── The records ──

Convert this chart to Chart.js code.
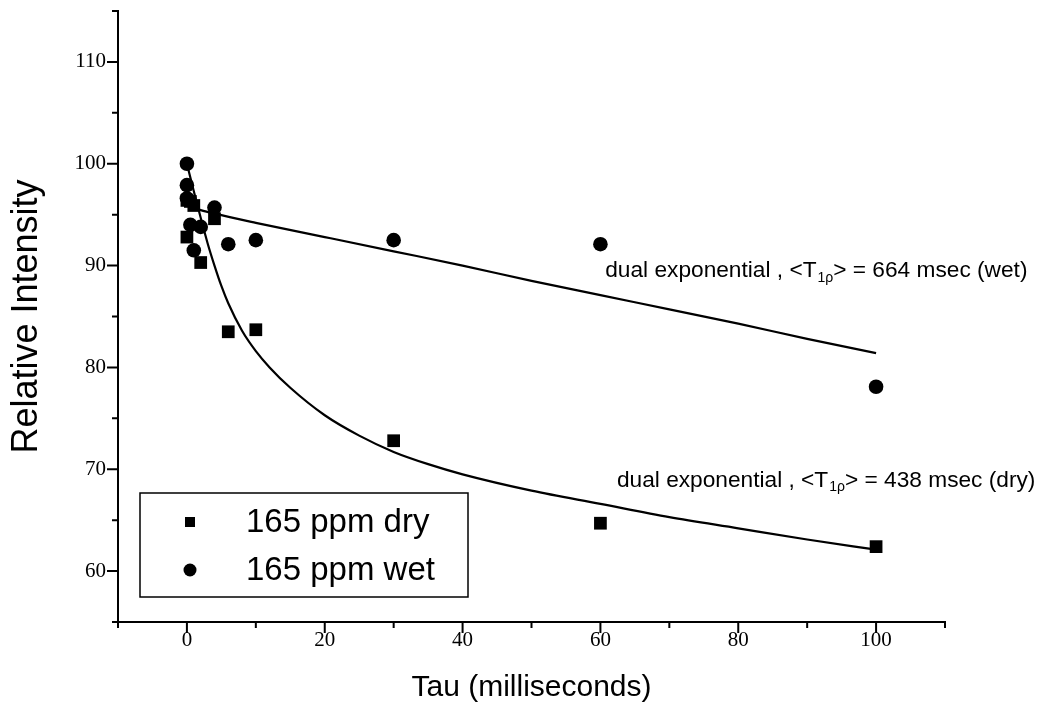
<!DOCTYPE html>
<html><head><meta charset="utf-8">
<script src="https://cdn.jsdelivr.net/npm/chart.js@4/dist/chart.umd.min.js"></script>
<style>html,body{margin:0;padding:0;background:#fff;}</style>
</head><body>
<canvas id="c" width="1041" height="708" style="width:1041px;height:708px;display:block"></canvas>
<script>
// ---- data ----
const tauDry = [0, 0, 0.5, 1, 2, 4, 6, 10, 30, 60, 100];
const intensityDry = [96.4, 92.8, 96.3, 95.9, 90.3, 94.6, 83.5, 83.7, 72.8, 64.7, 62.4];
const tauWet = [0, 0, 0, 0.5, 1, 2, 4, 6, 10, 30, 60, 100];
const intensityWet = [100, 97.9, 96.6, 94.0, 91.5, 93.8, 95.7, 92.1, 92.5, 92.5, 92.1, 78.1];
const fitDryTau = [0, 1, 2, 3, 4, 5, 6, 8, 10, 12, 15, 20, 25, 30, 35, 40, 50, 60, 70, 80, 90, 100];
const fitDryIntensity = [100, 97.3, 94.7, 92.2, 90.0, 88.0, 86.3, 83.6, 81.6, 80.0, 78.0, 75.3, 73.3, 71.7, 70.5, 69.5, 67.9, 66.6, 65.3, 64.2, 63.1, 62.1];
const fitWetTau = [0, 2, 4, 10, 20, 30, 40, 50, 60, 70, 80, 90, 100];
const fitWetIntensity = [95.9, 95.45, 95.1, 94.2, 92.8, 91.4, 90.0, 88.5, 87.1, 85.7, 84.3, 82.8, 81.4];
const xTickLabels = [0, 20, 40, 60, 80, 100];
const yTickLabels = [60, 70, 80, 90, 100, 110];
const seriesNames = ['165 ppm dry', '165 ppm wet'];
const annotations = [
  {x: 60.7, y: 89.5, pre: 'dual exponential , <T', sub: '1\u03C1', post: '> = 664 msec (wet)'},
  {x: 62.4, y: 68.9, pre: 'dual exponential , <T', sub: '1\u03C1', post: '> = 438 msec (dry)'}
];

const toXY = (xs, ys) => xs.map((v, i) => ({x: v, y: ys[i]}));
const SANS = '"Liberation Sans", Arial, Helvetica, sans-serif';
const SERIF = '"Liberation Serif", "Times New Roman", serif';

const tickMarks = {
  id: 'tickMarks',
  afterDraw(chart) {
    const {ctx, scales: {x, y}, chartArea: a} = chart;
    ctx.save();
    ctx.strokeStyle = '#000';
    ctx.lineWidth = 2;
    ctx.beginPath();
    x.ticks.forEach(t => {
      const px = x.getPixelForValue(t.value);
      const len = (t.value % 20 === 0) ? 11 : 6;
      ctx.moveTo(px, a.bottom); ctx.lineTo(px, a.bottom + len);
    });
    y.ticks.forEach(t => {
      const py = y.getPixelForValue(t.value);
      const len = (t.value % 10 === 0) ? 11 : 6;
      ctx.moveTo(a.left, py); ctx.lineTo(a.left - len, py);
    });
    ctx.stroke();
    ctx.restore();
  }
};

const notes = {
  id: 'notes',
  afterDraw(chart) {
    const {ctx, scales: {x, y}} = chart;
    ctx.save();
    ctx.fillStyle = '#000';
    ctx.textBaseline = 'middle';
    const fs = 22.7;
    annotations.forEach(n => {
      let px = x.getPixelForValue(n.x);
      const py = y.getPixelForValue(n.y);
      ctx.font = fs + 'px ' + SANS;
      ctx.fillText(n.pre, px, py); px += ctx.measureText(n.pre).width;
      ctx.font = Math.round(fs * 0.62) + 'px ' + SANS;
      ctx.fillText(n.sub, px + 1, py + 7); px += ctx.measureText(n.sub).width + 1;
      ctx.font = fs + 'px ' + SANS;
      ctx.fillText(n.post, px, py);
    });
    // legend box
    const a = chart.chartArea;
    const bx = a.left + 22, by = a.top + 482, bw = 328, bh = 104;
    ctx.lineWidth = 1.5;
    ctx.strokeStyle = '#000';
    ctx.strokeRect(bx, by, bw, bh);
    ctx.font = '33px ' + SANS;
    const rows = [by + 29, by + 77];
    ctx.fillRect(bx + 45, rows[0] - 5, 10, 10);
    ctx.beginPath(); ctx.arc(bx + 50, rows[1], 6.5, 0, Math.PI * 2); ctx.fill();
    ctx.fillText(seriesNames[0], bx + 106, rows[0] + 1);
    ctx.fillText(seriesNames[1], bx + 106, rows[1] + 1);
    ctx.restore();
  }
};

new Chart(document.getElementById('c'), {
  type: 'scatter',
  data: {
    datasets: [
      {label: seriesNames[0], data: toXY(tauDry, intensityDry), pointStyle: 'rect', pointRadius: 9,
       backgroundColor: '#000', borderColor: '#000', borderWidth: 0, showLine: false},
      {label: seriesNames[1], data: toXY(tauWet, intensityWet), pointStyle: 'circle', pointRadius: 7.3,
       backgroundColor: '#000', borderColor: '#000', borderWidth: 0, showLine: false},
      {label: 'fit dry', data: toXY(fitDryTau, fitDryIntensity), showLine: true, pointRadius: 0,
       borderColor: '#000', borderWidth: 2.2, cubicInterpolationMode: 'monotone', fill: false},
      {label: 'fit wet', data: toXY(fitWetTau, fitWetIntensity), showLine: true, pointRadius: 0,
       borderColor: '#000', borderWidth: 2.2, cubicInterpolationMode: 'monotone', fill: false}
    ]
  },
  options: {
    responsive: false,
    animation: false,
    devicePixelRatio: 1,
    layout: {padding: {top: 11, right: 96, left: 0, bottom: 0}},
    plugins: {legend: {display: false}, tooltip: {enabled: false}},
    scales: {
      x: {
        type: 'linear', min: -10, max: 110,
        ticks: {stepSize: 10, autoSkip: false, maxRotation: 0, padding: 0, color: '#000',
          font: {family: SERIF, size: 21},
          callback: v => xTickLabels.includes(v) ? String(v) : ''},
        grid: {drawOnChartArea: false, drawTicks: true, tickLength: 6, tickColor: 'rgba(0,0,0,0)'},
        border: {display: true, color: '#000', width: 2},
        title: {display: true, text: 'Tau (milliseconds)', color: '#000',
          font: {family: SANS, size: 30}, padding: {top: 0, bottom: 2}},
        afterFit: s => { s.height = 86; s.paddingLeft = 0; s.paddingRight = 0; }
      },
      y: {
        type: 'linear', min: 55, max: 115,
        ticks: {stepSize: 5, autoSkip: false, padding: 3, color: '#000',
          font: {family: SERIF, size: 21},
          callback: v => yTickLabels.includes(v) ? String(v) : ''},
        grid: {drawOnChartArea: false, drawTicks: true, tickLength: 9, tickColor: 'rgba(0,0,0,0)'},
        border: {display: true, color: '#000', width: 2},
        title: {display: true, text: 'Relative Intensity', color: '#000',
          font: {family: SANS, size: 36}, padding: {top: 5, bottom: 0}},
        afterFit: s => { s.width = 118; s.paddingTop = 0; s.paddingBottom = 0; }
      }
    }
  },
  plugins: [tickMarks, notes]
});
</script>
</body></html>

───
── The records ──

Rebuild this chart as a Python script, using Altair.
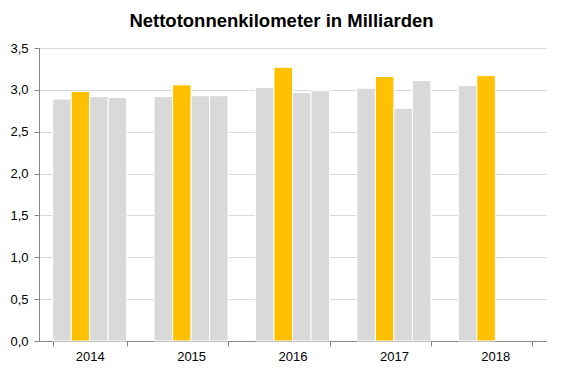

───
── The records ──

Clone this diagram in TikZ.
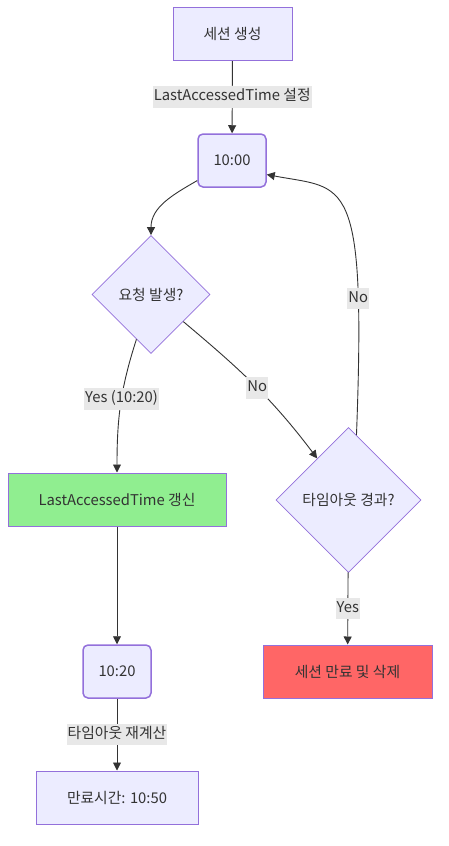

───

Copy each line of the listing in which the word "script" can be found.

<script src="https://cdn.jsdelivr.net/npm/chart.js@4/dist/chart.umd.min.js"></script>
<script>
</script>
Rebuild this chart as a Python script, using Altair.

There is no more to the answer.